======== Supplied material

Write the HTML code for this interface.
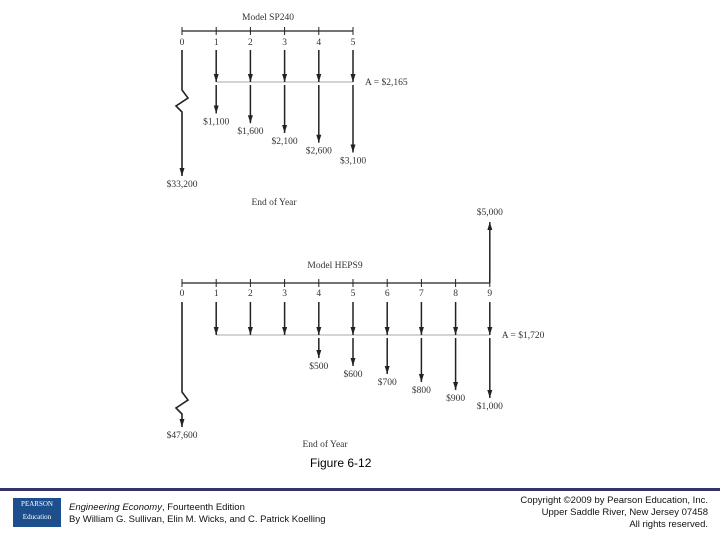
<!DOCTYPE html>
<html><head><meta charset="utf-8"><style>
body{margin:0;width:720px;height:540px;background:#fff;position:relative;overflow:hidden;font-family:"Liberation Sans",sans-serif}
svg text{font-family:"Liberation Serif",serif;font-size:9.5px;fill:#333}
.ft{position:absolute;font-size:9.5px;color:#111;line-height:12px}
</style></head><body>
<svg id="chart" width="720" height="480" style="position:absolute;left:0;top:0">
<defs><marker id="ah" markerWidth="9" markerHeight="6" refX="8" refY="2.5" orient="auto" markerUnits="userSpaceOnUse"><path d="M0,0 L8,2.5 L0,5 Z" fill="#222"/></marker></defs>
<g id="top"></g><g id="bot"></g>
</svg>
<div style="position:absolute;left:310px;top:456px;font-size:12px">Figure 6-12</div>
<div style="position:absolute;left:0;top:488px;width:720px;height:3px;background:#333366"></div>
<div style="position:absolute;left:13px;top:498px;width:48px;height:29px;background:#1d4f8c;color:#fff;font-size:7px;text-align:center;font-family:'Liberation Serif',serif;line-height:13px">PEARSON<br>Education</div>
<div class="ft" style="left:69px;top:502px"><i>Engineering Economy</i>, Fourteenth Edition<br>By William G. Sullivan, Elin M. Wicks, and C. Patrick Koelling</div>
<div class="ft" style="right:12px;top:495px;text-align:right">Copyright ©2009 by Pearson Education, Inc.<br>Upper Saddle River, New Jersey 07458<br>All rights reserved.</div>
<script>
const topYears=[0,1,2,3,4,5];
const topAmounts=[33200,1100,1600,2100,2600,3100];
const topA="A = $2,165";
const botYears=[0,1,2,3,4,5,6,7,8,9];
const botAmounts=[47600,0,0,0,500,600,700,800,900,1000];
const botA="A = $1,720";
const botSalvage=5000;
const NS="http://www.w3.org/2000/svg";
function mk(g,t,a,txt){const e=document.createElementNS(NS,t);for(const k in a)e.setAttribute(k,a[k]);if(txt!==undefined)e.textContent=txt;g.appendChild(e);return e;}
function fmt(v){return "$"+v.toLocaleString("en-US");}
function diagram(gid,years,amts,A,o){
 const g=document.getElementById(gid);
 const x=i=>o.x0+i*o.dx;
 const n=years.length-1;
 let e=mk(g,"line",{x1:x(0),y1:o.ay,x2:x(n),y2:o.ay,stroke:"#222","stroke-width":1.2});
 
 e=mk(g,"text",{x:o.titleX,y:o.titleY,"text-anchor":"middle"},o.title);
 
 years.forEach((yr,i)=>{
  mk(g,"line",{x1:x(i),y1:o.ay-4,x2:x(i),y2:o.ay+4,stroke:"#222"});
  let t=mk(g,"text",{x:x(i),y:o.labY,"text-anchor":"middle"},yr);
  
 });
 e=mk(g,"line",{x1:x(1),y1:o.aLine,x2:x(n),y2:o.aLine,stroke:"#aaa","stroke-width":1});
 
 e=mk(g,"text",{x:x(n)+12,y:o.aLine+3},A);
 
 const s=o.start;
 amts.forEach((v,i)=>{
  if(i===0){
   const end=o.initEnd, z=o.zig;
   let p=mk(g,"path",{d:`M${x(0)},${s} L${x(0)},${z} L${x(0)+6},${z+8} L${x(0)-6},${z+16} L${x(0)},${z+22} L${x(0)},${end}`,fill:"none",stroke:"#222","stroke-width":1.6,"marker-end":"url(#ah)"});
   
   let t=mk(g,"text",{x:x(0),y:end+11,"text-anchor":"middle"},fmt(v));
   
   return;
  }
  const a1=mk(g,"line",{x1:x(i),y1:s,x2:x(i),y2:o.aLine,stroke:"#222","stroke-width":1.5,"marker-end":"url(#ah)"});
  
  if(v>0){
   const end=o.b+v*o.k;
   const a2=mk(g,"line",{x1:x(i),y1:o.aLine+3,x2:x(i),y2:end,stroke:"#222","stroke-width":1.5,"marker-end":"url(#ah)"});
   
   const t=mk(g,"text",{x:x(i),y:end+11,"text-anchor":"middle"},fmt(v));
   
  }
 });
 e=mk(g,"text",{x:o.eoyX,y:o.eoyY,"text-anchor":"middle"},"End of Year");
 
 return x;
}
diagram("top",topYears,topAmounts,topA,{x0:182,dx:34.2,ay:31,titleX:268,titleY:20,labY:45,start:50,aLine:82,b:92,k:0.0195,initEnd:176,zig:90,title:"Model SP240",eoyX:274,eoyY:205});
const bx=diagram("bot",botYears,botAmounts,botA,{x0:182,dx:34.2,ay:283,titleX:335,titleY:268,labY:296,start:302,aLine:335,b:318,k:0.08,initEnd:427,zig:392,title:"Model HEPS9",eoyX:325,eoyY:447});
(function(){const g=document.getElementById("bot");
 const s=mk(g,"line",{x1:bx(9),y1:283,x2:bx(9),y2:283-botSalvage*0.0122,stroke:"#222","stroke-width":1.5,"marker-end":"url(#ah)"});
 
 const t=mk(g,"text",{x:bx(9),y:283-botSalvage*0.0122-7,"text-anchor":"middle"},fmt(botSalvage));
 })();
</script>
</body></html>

================
======== Supplied material

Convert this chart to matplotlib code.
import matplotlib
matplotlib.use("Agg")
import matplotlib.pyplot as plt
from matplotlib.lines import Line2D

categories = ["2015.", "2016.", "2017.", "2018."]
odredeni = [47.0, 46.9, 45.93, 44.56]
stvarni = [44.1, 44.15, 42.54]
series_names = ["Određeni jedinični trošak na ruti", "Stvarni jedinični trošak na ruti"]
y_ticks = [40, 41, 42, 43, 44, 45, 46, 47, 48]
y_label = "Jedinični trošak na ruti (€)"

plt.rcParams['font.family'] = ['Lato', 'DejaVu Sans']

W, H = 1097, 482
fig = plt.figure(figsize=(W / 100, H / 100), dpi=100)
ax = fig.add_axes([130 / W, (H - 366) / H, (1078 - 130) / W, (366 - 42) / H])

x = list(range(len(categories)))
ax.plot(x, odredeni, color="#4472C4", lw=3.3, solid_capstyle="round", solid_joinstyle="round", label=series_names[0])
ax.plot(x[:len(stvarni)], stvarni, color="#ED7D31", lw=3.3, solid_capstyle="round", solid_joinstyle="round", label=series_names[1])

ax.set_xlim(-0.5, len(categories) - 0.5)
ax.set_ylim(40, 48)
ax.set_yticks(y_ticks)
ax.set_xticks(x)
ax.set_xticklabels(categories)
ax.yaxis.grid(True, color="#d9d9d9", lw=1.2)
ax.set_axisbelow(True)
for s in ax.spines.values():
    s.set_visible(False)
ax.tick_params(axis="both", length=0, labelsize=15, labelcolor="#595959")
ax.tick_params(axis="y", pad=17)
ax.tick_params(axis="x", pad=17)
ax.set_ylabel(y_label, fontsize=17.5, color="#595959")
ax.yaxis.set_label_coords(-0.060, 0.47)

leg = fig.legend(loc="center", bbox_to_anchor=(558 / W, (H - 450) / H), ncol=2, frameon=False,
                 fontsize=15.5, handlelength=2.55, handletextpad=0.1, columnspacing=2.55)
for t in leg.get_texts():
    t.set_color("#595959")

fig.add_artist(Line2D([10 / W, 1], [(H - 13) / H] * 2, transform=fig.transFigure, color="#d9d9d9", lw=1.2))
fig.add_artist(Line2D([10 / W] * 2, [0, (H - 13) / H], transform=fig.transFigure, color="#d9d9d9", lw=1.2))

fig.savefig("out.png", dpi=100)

================

Your output shall consist solely of the lines from the line with "Convert this chart to matplotlib code." to the line with "ax = fig.add_axes([130", reproduced exactly, both ends included.

◆ **Written solution**:
Convert this chart to matplotlib code.
import matplotlib
matplotlib.use("Agg")
import matplotlib.pyplot as plt
from matplotlib.lines import Line2D

categories = ["2015.", "2016.", "2017.", "2018."]
odredeni = [47.0, 46.9, 45.93, 44.56]
stvarni = [44.1, 44.15, 42.54]
series_names = ["Određeni jedinični trošak na ruti", "Stvarni jedinični trošak na ruti"]
y_ticks = [40, 41, 42, 43, 44, 45, 46, 47, 48]
y_label = "Jedinični trošak na ruti (€)"

plt.rcParams['font.family'] = ['Lato', 'DejaVu Sans']

W, H = 1097, 482
fig = plt.figure(figsize=(W / 100, H / 100), dpi=100)
ax = fig.add_axes([130 / W, (H - 366) / H, (1078 - 130) / W, (366 - 42) / H])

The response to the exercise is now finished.